Make the car look like it just came off the car lot by washing and detailing it and removing any personal belongings before the inspection. You’ll also want to make sure that all of the vehicle’s original accessories and equipment — including floor mats, seat covers, cargo covers, and the owner’s manual — are returned to the car if you’ve removed them for any reason.

Add Up the Lease Return Fees

Just because you haven’t racked up any excess mileage or wear fees doesn’t necessarily mean that you can walk away from your current set of wheels without any additional charges.

At the end of a lease, you’ll be responsible for paying a disposition fee. This charge is levied by the leasing company or dealer to take the car back and the actual dollar amount should be spelled out in your lease agreement.

Another expense to keep in mind is a late fee. The reason for this charge is self-explanatory: If you don’t return the vehicle by the lease expiration date, you could get hit with this penalty. Some leasing companies offer a grace period of a few days, but to be safe, you should turn the car in on or before the lease end date to avoid this fee.

Consider Your Future

When your lease term is winding down, you typically have four options:

  • Extend the lease
  • Return the vehicle and lease a new one
  • Buy the vehicle outright
  • Buy another car (new or used)

Continuing your lease may be the simplest option if you must have a car but aren’t ready to go through the lease end process. A dealer may only agree to a short-term extension of up to six months, so you shouldn’t view this as a long-term solution.

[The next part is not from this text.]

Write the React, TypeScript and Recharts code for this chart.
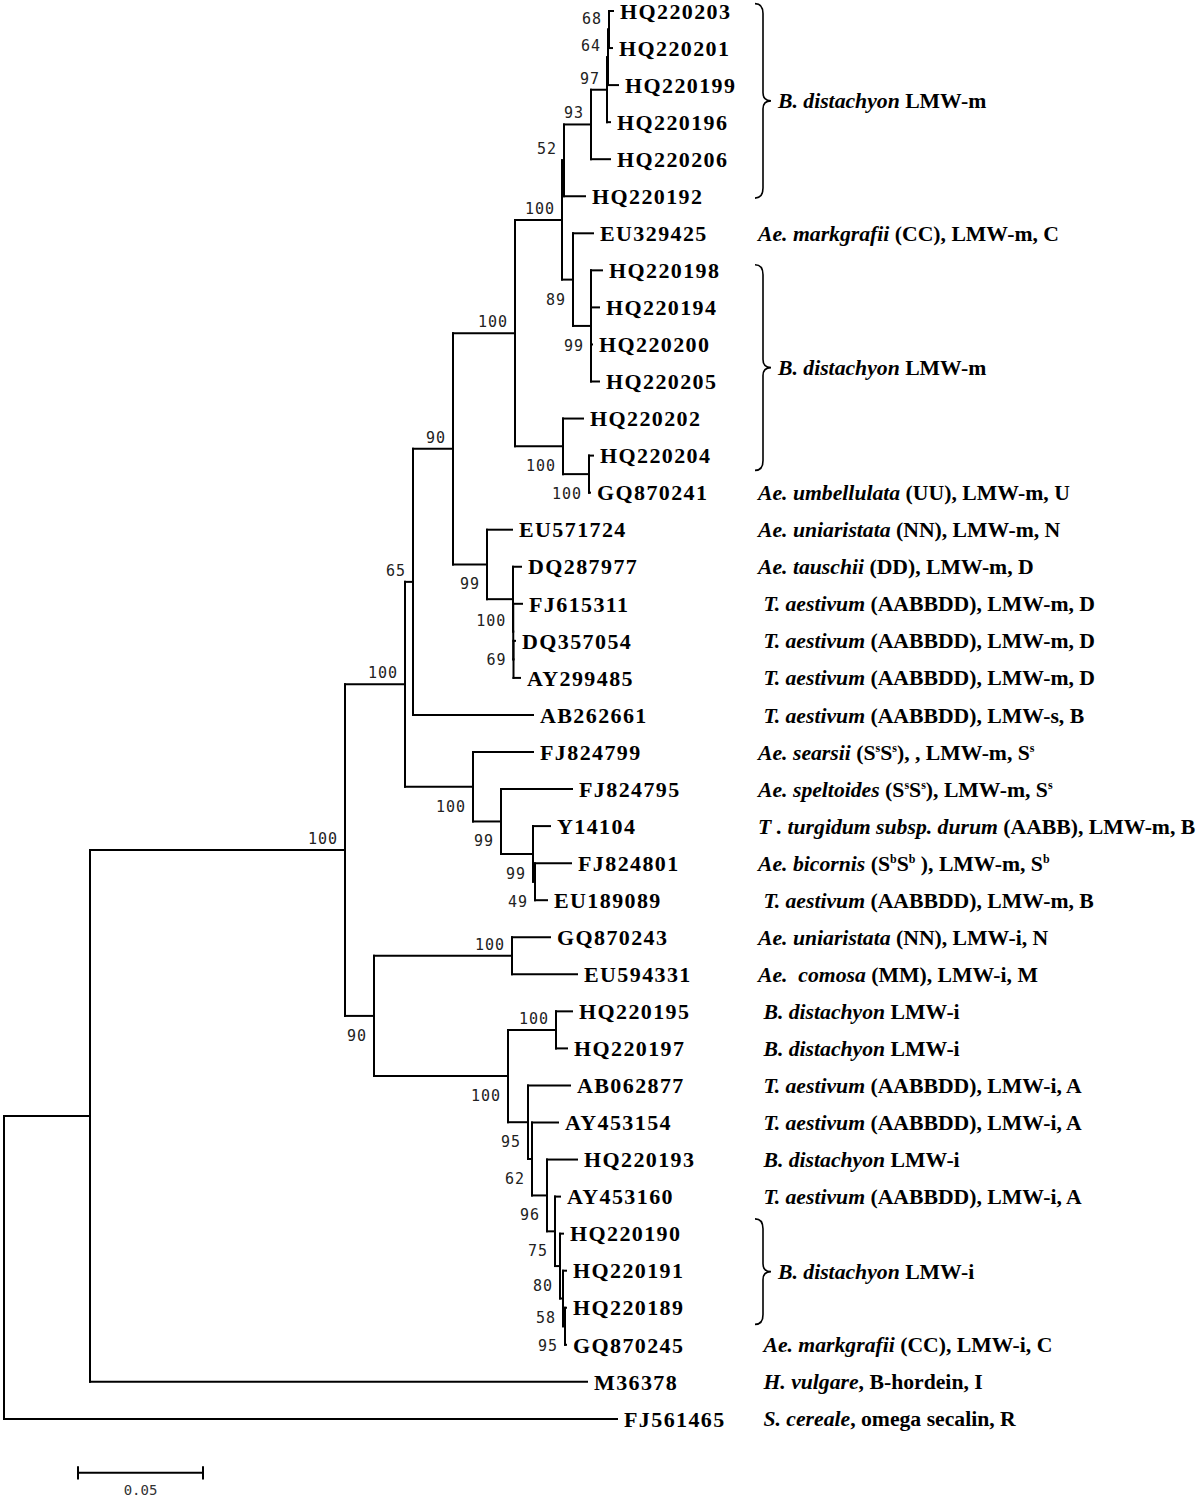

Turning the vehicle in and leasing a new one can be a smooth transition. You’ll have to sign a new agreement with the dealer and if the terms are similar to your previous agreement, you might not experience a significant increase to your monthly payments.

Buying your existing leased vehicle is also something to consider if you want to drive it longer. Your lease agreement should spell out the purchase price for the car, but take note: You’ll want to compare that price against the vehicle’s resale value to make sure you’re not paying more than what it’s worth.

It’s also smart to compare the cost of owning versus leasing. If you’re taking out a loan to buy the car from the leasing company, will the monthly payment be higher or lower than your lease payment? Will you be responsible for paying property taxes on the car? Don’t forget to think about the costs associated with maintenance, upkeep, and repairs.

Review the Fine Print

Read your agreement so you’re not surprised at the last minute by any of its terms and talk to your dealer or leasing company about the timeline of your lease’s final days.

The end of your lease doesn’t have to be a painful — or costly — breakup. If you’re prepared, you’re more likely to end up on the road to happiness, driving either your current set of wheels, or a new set for a similar price.